§ **Objective**: Keep only the lines of the listing that include the word "with", and copy them.

§ **Extracted data**:
[start]
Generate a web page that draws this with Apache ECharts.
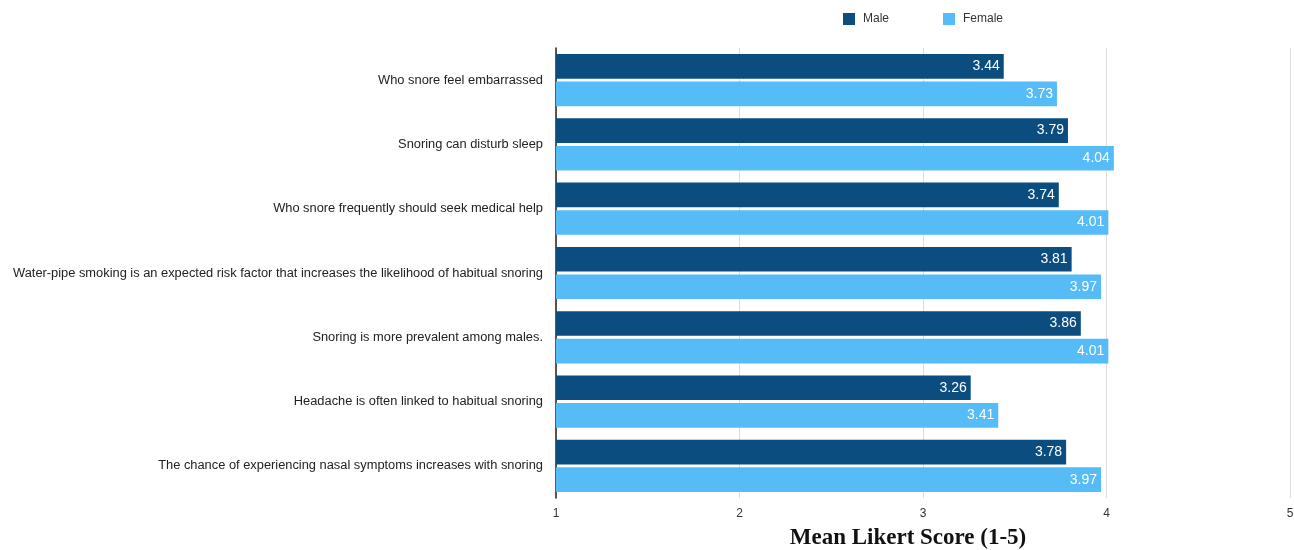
<!DOCTYPE html>
<html>
<head>
<meta charset="utf-8">
<script src="https://cdn.jsdelivr.net/npm/echarts@6/dist/echarts.min.js"></script>
<style>
html,body{margin:0;padding:0;background:#fff;}
#chart{width:1294px;height:550px;}
</style>
</head>
<body>
<div id="chart"></div>
<script>
var categories = [
  "Who snore feel embarrassed",
  "Snoring can disturb sleep",
  "Who snore frequently should seek medical help",
  "Water-pipe smoking is an expected risk factor that increases the likelihood of habitual snoring",
  "Snoring is more prevalent among males.",
  "Headache is often linked to habitual snoring",
  "The chance of experiencing nasal symptoms increases with snoring"
];
var maleValues = [3.44, 3.79, 3.74, 3.81, 3.86, 3.26, 3.78];
var femaleValues = [3.73, 4.04, 4.01, 3.97, 4.01, 3.41, 3.97];
var xTicks = [1, 2, 3, 4, 5];

var chart = echarts.init(document.getElementById('chart'));
var labelStyle = {
  show: true,
  position: 'insideRight',
  distance: 4,
  color: '#ffffff',
  fontSize: 14,
  fontFamily: 'Liberation Sans, Arial, sans-serif',
  formatter: function (p) { return p.value.toFixed(2); }
};
chart.setOption({
  backgroundColor: '#ffffff',
  animation: false,
  textStyle: { fontFamily: 'Liberation Sans, Arial, sans-serif' },
  legend: {
    data: ['Male', 'Female'],
    left: 838,
    top: 8,
    itemWidth: 12,
    itemHeight: 12,
    itemGap: 54,
    icon: 'rect',
    textStyle: { fontSize: 12, color: '#333', padding: [0, 0, 0, 3] }
  },
  grid: { left: 556, right: 4, top: 48, bottom: 52, containLabel: false, outerBoundsMode: 'none' },
  xAxis: {
    type: 'value',
    min: xTicks[0],
    max: xTicks[xTicks.length - 1],
    interval: 1,
    axisLine: { show: false },
    axisTick: { show: false },
    axisLabel: { color: '#333', fontSize: 12, margin: 10 },
    splitLine: { show: true, lineStyle: { color: '#dddddd', width: 1 } },
    name: 'Mean Likert Score (1-5)',
    nameLocation: 'middle',
    nameGap: 29,
    nameTextStyle: {
      fontFamily: 'Liberation Serif, Times New Roman, serif',
      fontWeight: 'bold',
      fontSize: 23,
      color: '#111',
      padding: [0, 30, 0, 0]
    }
  },
  yAxis: {
    type: 'category',
    data: categories,
    inverse: true,
    axisLine: { show: true, lineStyle: { color: '#222', width: 1.5 } },
    axisTick: { show: false },
    axisLabel: { color: '#222', fontSize: 12.85, margin: 13, padding: [0, 0, 4, 0] }
  },
  series: [
    {
      name: 'Male',
      type: 'bar',
      data: maleValues,
      itemStyle: { color: '#0b4d7e' },
      barCategoryGap: '18.75%',
      barGap: '12%',
      label: labelStyle
    },
    {
      name: 'Female',
      type: 'bar',
      data: femaleValues,
      itemStyle: { color: '#56bcf8' },
      label: labelStyle
    }
  ]
});
</script>
</body>
</html>
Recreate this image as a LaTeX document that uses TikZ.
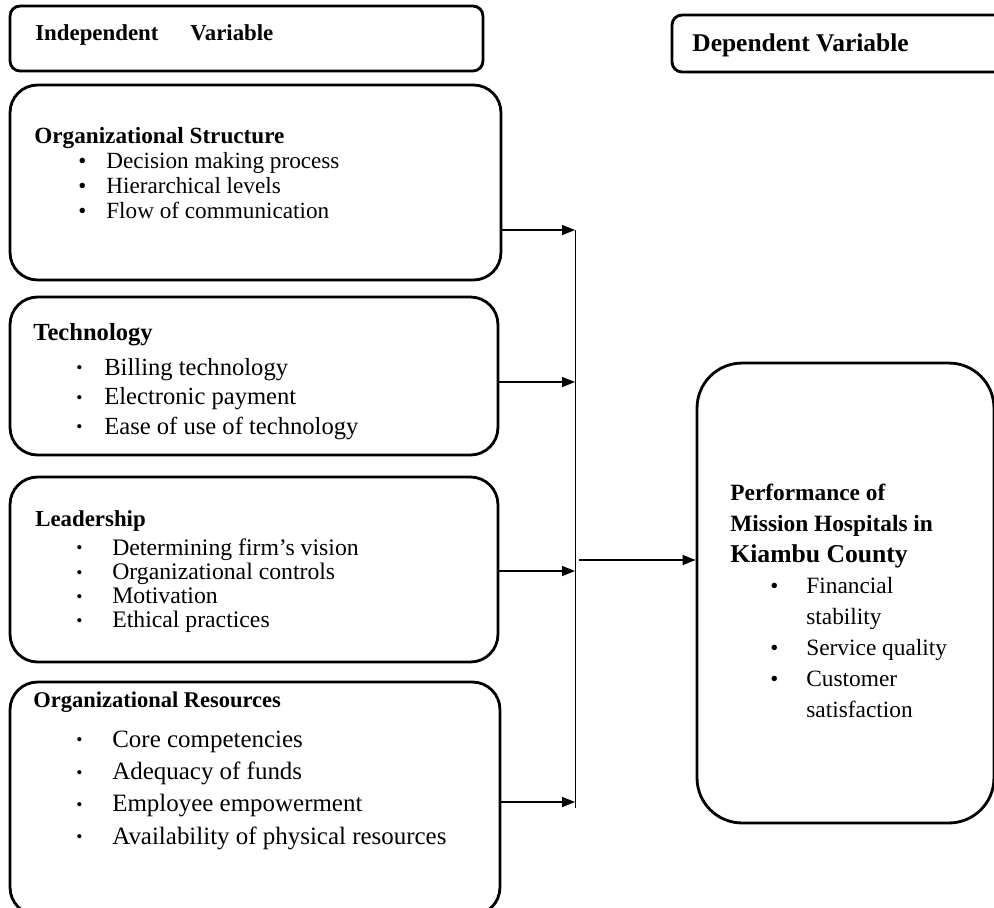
[end]
§ **Complete response**:
Generate a web page that draws this with Apache ECharts.
  "The chance of experiencing nasal symptoms increases with snoring"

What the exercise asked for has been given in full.